The mainstay of the TNI-AU’s fighter fleet comprises of Su-27, Su-30 and F-16 Block-25s. It is unclear if this new fighter purchase would supplant any of the aforementioned TNI-AU fighters.

Besides new combat aircraft, the TNI-AU is also eager to improve its logistics and auxiliary capabilities. In March 2017, Indonesia signed a letter-of-intent (LOI) to procure potentially four A400M Atlas transport aircraft from Airbus Defence & Space (Airbus DS).

The news of a prospective fighter program/sale comes amid Washington’s efforts to reinforce relations in Southeast Asia, including Indonesia. Mattis’ visit is particularly important today considering that in 2017, Indonesia decided to rename its exclusive economic zone (EEZ) north of the Natuna Islands as the ‘North Natuna Sea’ (it was previously part of the South China Sea). During his visit, Mattis acknowledged Jakarta’s move, stating, “We can help maintain maritime domain awareness in the South China Sea, the North Natuna Sea. This is something that we look forward to doing.”

  • Steve

    With new build JF-17 Block III offering comparable or better performance to F-16 Block 25 at less cost, it may be a viable option for Indonesia. F-16V is obviously more advanced but a lot more expensive. We need to have a working fighter first though. Many more options will open up after we operationalise Block III. We can offer “joint production” as a sweetener. F-16 though a great fighter comes loaded with political baggage.

    • Joseph

      In term of support and maintenance, adopting an whole new aircraft is not wise financially (like what Qatar did), so Indonesia will unlikely go with anything other than F-16 or a flanker variant. Just like Pakistan keeps buying F-16, not because it is the best choice (In fact from I hear if India does not choose F-16, Lockheed Martin may have to shut down F-16 production soon, so F-16 is on the verge of being phased out.) but because Pakistan already has it.
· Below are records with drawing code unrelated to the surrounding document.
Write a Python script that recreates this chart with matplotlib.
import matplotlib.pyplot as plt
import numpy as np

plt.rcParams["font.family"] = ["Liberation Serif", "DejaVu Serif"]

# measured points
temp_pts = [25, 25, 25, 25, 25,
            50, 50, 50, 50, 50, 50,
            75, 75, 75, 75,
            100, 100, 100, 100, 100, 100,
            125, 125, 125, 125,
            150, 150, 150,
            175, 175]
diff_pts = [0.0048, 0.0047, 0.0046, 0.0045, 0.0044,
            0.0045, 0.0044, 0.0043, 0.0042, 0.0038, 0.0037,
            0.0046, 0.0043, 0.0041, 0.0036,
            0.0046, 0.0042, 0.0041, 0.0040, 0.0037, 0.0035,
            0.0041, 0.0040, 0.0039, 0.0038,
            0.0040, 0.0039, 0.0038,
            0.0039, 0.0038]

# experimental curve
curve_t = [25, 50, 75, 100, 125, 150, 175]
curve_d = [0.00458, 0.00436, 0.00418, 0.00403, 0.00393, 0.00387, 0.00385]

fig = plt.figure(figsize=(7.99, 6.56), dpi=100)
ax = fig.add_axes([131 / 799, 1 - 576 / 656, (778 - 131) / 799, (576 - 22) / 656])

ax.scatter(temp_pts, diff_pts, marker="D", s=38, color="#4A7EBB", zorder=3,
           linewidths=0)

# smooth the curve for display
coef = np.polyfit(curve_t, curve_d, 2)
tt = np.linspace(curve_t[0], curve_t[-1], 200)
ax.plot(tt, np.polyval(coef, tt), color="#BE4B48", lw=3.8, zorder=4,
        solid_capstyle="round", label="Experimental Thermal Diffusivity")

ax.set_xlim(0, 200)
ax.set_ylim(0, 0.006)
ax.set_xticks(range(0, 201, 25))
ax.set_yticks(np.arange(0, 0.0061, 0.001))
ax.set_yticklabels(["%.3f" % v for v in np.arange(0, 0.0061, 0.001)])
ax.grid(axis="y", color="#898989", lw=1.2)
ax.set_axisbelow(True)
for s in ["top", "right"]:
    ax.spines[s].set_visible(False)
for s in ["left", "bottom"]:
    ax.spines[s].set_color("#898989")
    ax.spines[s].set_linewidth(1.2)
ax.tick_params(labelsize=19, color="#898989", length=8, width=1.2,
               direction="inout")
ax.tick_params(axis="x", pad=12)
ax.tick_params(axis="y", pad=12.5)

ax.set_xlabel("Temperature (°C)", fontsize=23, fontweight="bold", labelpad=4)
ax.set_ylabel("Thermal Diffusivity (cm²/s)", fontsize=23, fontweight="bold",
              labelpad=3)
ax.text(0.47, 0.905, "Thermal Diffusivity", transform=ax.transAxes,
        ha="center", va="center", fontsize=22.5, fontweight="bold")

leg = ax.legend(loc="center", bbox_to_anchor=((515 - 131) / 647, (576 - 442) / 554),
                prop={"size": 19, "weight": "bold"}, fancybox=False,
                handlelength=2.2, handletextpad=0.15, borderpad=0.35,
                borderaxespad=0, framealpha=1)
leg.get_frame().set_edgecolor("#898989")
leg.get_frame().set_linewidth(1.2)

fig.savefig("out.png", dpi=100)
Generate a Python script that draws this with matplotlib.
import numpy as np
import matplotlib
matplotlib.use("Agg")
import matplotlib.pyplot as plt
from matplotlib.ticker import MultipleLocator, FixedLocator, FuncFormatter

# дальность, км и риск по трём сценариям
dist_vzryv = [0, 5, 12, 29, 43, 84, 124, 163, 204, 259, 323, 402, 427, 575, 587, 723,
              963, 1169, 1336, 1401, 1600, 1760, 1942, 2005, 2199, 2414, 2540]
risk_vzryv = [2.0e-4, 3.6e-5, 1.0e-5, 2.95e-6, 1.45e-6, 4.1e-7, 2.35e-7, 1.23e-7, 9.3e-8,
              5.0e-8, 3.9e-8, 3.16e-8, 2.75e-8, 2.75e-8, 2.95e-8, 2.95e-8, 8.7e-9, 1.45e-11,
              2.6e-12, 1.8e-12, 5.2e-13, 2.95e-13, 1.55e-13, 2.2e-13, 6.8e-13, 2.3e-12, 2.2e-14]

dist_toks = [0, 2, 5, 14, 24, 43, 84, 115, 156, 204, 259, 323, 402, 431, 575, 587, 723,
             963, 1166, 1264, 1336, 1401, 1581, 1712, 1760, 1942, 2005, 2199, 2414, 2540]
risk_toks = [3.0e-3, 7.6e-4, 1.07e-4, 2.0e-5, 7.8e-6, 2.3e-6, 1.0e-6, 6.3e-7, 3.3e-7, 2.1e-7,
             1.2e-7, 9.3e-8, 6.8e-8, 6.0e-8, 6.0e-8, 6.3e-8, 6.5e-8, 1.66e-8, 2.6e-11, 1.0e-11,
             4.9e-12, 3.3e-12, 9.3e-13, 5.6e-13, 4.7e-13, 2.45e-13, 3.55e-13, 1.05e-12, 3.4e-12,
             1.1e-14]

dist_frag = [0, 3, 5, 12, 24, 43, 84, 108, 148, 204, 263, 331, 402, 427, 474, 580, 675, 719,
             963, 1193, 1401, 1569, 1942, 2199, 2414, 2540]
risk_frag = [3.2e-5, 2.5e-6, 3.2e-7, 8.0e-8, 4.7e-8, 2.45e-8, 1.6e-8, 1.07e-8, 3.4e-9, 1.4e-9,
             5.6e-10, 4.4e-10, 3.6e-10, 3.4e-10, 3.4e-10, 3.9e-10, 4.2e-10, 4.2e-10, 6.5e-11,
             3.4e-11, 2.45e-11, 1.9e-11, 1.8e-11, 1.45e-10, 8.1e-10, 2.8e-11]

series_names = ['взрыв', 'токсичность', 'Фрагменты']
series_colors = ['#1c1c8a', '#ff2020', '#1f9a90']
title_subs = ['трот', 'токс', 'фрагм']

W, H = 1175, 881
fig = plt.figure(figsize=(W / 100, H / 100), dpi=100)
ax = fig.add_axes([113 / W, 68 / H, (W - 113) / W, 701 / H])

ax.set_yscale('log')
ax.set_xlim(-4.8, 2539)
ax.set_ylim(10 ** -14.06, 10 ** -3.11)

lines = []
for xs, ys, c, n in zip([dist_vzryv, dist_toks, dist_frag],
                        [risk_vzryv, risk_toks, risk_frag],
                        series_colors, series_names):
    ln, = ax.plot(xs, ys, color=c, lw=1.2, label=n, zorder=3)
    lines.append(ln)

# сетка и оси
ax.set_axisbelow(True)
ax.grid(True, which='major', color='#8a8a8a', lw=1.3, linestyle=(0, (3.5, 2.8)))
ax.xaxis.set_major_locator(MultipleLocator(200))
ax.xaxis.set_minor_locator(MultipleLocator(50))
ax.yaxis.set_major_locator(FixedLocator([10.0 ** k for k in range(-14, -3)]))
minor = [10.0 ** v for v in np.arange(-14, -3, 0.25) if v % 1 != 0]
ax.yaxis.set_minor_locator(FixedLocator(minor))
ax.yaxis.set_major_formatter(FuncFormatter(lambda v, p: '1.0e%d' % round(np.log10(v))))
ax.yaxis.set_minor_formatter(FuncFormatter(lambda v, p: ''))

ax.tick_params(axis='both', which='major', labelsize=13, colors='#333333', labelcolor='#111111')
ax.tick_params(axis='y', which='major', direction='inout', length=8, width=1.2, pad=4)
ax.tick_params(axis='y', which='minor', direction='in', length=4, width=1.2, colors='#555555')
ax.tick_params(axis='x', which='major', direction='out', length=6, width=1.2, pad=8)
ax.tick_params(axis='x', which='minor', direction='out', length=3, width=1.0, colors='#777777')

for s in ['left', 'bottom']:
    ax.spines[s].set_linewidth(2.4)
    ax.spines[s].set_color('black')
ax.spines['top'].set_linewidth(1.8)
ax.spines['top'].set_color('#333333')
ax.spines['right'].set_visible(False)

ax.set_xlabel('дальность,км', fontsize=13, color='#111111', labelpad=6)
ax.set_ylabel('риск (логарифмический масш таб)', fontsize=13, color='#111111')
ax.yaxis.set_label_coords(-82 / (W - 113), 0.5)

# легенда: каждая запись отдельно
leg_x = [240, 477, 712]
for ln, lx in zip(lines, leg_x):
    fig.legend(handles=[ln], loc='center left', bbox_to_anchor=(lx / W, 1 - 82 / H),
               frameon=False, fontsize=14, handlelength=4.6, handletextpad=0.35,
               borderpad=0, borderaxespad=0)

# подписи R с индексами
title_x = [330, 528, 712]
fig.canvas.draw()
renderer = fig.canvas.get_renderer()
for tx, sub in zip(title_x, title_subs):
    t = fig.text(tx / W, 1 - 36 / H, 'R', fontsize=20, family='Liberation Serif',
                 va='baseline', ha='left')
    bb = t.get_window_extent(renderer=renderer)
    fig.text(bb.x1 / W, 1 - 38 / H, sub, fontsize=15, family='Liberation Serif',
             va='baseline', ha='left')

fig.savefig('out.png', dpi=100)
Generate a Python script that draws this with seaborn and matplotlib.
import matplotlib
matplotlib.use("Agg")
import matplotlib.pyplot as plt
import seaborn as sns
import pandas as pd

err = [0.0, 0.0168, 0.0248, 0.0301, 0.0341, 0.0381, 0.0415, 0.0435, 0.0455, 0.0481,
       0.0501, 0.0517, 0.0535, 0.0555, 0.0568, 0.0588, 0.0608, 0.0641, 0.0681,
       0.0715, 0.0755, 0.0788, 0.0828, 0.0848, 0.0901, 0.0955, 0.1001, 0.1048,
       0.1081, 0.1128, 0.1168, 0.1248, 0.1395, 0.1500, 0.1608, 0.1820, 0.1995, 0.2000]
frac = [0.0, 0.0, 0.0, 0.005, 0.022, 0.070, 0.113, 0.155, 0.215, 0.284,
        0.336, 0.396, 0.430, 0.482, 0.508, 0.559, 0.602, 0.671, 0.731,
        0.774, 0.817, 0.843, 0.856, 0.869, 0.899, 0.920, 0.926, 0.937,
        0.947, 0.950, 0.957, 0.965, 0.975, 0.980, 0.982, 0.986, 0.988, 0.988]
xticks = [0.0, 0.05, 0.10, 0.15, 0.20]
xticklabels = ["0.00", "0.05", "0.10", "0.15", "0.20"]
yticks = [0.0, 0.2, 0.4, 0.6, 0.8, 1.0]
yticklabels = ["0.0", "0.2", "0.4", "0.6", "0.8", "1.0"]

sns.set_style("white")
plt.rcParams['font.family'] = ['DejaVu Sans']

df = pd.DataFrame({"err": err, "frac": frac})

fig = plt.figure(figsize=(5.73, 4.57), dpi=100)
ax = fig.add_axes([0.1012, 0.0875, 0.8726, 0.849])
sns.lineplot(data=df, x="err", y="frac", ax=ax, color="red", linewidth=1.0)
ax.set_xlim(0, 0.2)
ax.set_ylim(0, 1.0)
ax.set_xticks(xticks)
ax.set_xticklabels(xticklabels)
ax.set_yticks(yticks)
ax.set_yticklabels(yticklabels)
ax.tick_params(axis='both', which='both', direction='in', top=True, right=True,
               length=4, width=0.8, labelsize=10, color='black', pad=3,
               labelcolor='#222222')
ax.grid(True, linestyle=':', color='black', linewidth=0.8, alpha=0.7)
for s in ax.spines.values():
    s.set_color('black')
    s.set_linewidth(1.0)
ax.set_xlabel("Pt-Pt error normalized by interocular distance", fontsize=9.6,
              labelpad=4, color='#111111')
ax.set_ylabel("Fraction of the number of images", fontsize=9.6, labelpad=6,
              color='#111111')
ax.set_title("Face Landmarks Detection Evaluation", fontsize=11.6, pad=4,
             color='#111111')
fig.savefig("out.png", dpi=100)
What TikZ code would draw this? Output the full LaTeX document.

      In terms of geopolitics of Asia, US is still stronger than China militarily, but US deployment is all over the world, China’s deployment is almost entirely in Asia. To challenge China in Asia US needs as many allies as it can get. But the problem is US’s traditional allies, the European nations, do not seem to be interested in containing China, the threat for them is always Russia, they would rather build closer relationships with China to contain Russia than isolating China and push China closer to Russia.

      Most likely US will have to rely on Asian allies, but Americans come and go (just look at the mess in middle east), China is always going to be there in Asia. So other than Japan and India it seems most South Asia countries would rather maintain a more neutral stance than being dragged in proxy fights of major powers. They formed ASEAN to maintain their independence, even that may not last forever but the objectives of these countries seem to be clear.

      In the end only India, Japan and Australia (as always we are there for moral support only or providing logistics if US decides to do something about Indonesia) formed military alliance with US, that just shows how little faith most South Asian countries have in US.

      In the short and medium term US would still be wooing Indonesia so I don’t think they are worried.

      But buying A400M Atlas is very surprising, from what I understand that is one of the most overpriced transport aircraft and was considered a huge financial failure by it’s partnering nations. Other than NATO countries why would anyone want to buy that?

      • TZK

        ‘But buying A400M Atlas is very surprising’, Indonesia has had to live with sanctions and diversified it’s inventory to include Russian and USA weapons, with A400M it can also add EU to the list. It may acquire JF-17 for COIN to supplement the Super Tucano and also may want to be part of the JF17 project. Alternatively the ministers interest could be to get better deal elsewhere.

  • sami shahid

    Indonesia should buy JF-17 block 3 rather than F-16 or SU-35. They are so much expensive.

  • Hammad Hassan

    Worth mentioning that indonesian defence minister was here a few days ago and took an inside view of jf 17…..any chance Bilal??